Après une ouverture sur un écran noir, une voix d'enfant chante une contine étrange, fondu enchainé sur le logo de la maison de production, l'envoûtement a déjà commencé...
Jusqu'à sa dernière image, montrant deux mains liées dans une union aux accents baroques, ce film est une invitation au mystère. La suggestion y est moins une ellipse que dans le splendide La Maison Du Diable de Robert Wise, film auquel Les Innocents est directement affilié de par ses partie-pris visuels et ce noir et blanc aux tons admirables. Photographié par l'excellent chef opérateur d'Elephant Man et réalisateur pour la Hammer, Freddie Francis himself.
Ici, on y voit les fantômes comme s'ils étaient la matérialisation de notre propre conception, le personnage de la gouvernante, interprétée par l'admirable Deborah Kerr étant le témoin de ces apparitions, notre œil. Mais l’œil est trompeur ou il se trompe.

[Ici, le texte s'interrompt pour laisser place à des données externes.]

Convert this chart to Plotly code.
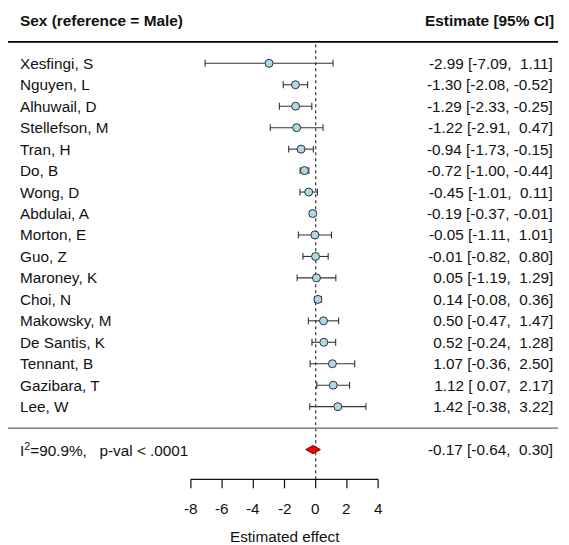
import plotly.graph_objects as go

# ---------------- data ----------------
studies = ["Xesfingi, S", "Nguyen, L", "Alhuwail, D", "Stellefson, M", "Tran, H",
           "Do, B", "Wong, D", "Abdulai, A", "Morton, E", "Guo, Z", "Maroney, K",
           "Choi, N", "Makowsky, M", "De Santis, K", "Tennant, B", "Gazibara, T", "Lee, W"]
estimate = [-2.99, -1.30, -1.29, -1.22, -0.94, -0.72, -0.45, -0.19, -0.05, -0.01,
            0.05, 0.14, 0.50, 0.52, 1.07, 1.12, 1.42]
ci_lower = [-7.09, -2.08, -2.33, -2.91, -1.73, -1.00, -1.01, -0.37, -1.11, -0.82,
            -1.19, -0.08, -0.47, -0.24, -0.36, 0.07, -0.38]
ci_upper = [1.11, -0.52, -0.25, 0.47, -0.15, -0.44, 0.11, -0.01, 1.01, 0.80,
            1.29, 0.36, 1.47, 1.28, 2.50, 2.17, 3.22]
summary_est = -0.17
summary_lower = -0.64
summary_upper = 0.30
summary_label = "I<sup>2</sup>=90.9%,\u00a0\u00a0 p-val < .0001"
tick_vals = [-8, -6, -4, -2, 0, 2, 4]
header_left = "Sex (reference = Male)"
header_right = "Estimate [95% CI]"
x_title = "Estimated effect"

# ---------------- geometry ----------------
W, H = 569, 545
PX_PER_X = 15.6
X_ZERO_PX = 315.7
x_min = -X_ZERO_PX / PX_PER_X
x_max = x_min + W / PX_PER_X

ROW_PX = 21.46
FIRST_ROW_PX = 63.3
k = len(studies)
y_max = k + FIRST_ROW_PX / ROW_PX
y_min = y_max - H / ROW_PX

rows = list(range(k, 0, -1))          # study rows, top to bottom
summary_row = -1
axis_y = -2.385
tick_len = 0.42
cap_h = 0.16
diamond_h = 0.19

FONT = "Liberation Sans, Arial, sans-serif"
TXT = "#111111"
FS = 15.3
FS_HEAD = 15.4


def fmt(v):
    return f"{v:5.2f}".replace(" ", "\u00a0")


fig = go.Figure()

# reference (null) line
fig.add_trace(go.Scatter(x=[0, 0], y=[axis_y, k + 1], mode="lines",
                         line=dict(color="#333333", width=1.2, dash="dot"),
                         hoverinfo="skip", showlegend=False))

# confidence interval lines and caps
ci_x, ci_y = [], []
for r, lo, hi in zip(rows, ci_lower, ci_upper):
    ci_x += [lo, hi, None]
    ci_y += [r, r, None]
    ci_x += [lo, lo, None, hi, hi, None]
    ci_y += [r - cap_h, r + cap_h, None, r - cap_h, r + cap_h, None]
fig.add_trace(go.Scatter(x=ci_x, y=ci_y, mode="lines",
                         line=dict(color="#333333", width=1.1),
                         hoverinfo="skip", showlegend=False))

# point estimates
fig.add_trace(go.Scatter(x=estimate, y=rows, mode="markers",
                         marker=dict(symbol="circle", size=8, color="#add8e6",
                                     line=dict(color="#333333", width=1)),
                         hoverinfo="skip", showlegend=False))

# summary diamond
fig.add_trace(go.Scatter(
    x=[summary_lower, summary_est, summary_upper, summary_est, summary_lower],
    y=[summary_row, summary_row + diamond_h, summary_row, summary_row - diamond_h, summary_row],
    mode="lines", fill="toself", fillcolor="#ff0000",
    line=dict(color="#660000", width=1),
    hoverinfo="skip", showlegend=False))

# x axis (drawn in the style of base R)
ax_x, ax_y = [tick_vals[0], tick_vals[-1], None], [axis_y, axis_y, None]
for t in tick_vals:
    ax_x += [t, t, None]
    ax_y += [axis_y, axis_y - tick_len, None]
fig.add_trace(go.Scatter(x=ax_x, y=ax_y, mode="lines",
                         line=dict(color="#111111", width=1.2),
                         hoverinfo="skip", showlegend=False))

annotations = []
# headers
annotations.append(dict(x=18 / W, xref="paper", y=k + 2, yref="y", text="<b>" + header_left + "</b>",
                        xanchor="left", yanchor="middle", showarrow=False,
                        font=dict(family=FONT, size=FS_HEAD, color=TXT)))
annotations.append(dict(x=556 / W, xref="paper", y=k + 2, yref="y", text="<b>" + header_right + "</b>",
                        xanchor="right", yanchor="middle", showarrow=False,
                        font=dict(family=FONT, size=FS_HEAD, color=TXT)))
# study labels and estimates
for r, name, e, lo, hi in zip(rows, studies, estimate, ci_lower, ci_upper):
    annotations.append(dict(x=18 / W, xref="paper", y=r, yref="y", text=name,
                            xanchor="left", yanchor="middle", showarrow=False,
                            font=dict(family=FONT, size=FS, color=TXT)))
    annotations.append(dict(x=555 / W, xref="paper", y=r, yref="y",
                            text=f"{fmt(e)} [{fmt(lo)}, {fmt(hi)}]",
                            xanchor="right", yanchor="middle", showarrow=False,
                            font=dict(family=FONT, size=FS, color=TXT)))
# summary row text
annotations.append(dict(x=18 / W, xref="paper", y=summary_row, yref="y", text=summary_label,
                        xanchor="left", yanchor="middle", showarrow=False,
                        font=dict(family=FONT, size=FS, color=TXT)))
annotations.append(dict(x=555 / W, xref="paper", y=summary_row, yref="y",
                        text=f"{fmt(summary_est)} [{fmt(summary_lower)}, {fmt(summary_upper)}]",
                        xanchor="right", yanchor="middle", showarrow=False,
                        font=dict(family=FONT, size=FS, color=TXT)))
# tick labels
for t in tick_vals:
    annotations.append(dict(x=t, xref="x", y=-3.74, yref="y", text=str(t),
                            xanchor="center", yanchor="middle", showarrow=False,
                            font=dict(family=FONT, size=FS, color=TXT)))
annotations.append(dict(x=(tick_vals[0] + tick_vals[-1]) / 2, xref="x", y=-5.06, yref="y",
                        text=x_title, xanchor="center", yanchor="middle", showarrow=False,
                        font=dict(family=FONT, size=FS, color=TXT)))

shapes = [
    dict(type="line", xref="paper", yref="y", x0=8 / W, x1=558 / W, y0=k + 1, y1=k + 1,
         line=dict(color="#000000", width=1.6)),
    dict(type="line", xref="paper", yref="y", x0=8 / W, x1=558 / W, y0=0, y1=0,
         line=dict(color="#666666", width=1.4)),
]

fig.update_layout(
    width=W, height=H,
    margin=dict(l=0, r=0, t=0, b=0),
    paper_bgcolor="white", plot_bgcolor="white",
    xaxis=dict(range=[x_min, x_max], visible=False, fixedrange=True),
    yaxis=dict(range=[y_min, y_max], visible=False, fixedrange=True),
    annotations=annotations,
    shapes=shapes,
    showlegend=False,
)

fig.write_html("out.html")
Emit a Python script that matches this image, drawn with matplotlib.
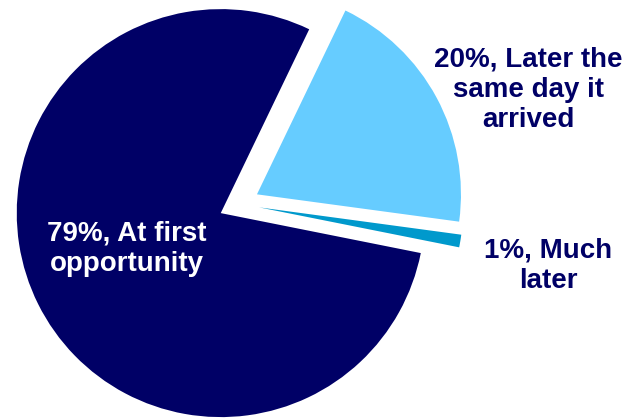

Comme dans la plupart des grands films de peur, la référence à l'enfance est de circonstance, il faut toucher à l'innocence afin de s'extraire de tout jugement moral, il faut que les chances soient inégales. Mais ces enfants là sont-ils innocents ?
De cette contine aux accents lugubres, procédé que reprendront des cinéastes comme Dario Argento dans Les Frissons De L'Angoisse ou Roman Polanski dans Rosemary's Baby, à ce sourire compatissant de la petite fille lorsqu'elle regarde dans le jardin de la fenêtre de sa chambre, à cette larme échouée sur une table comme preuve de la présence d'une femme peu de temps avant sous les traits d'un spectre, ce sont ces détails qui font la puissance de cette œuvre remarquable. On y établi l'innocence comme un trompe-l’œil.
Ajoutés à celà un grand soin apporté à l'esthétisme, des fondus enchainés toujours évidents et un sens de la mise en abîme touchant à l'excellence, et l'on peut dire que l'on détient là un chef d’œuvre du genre.
Tous les films de pétoche devrait être fabriqués comme celui-ci.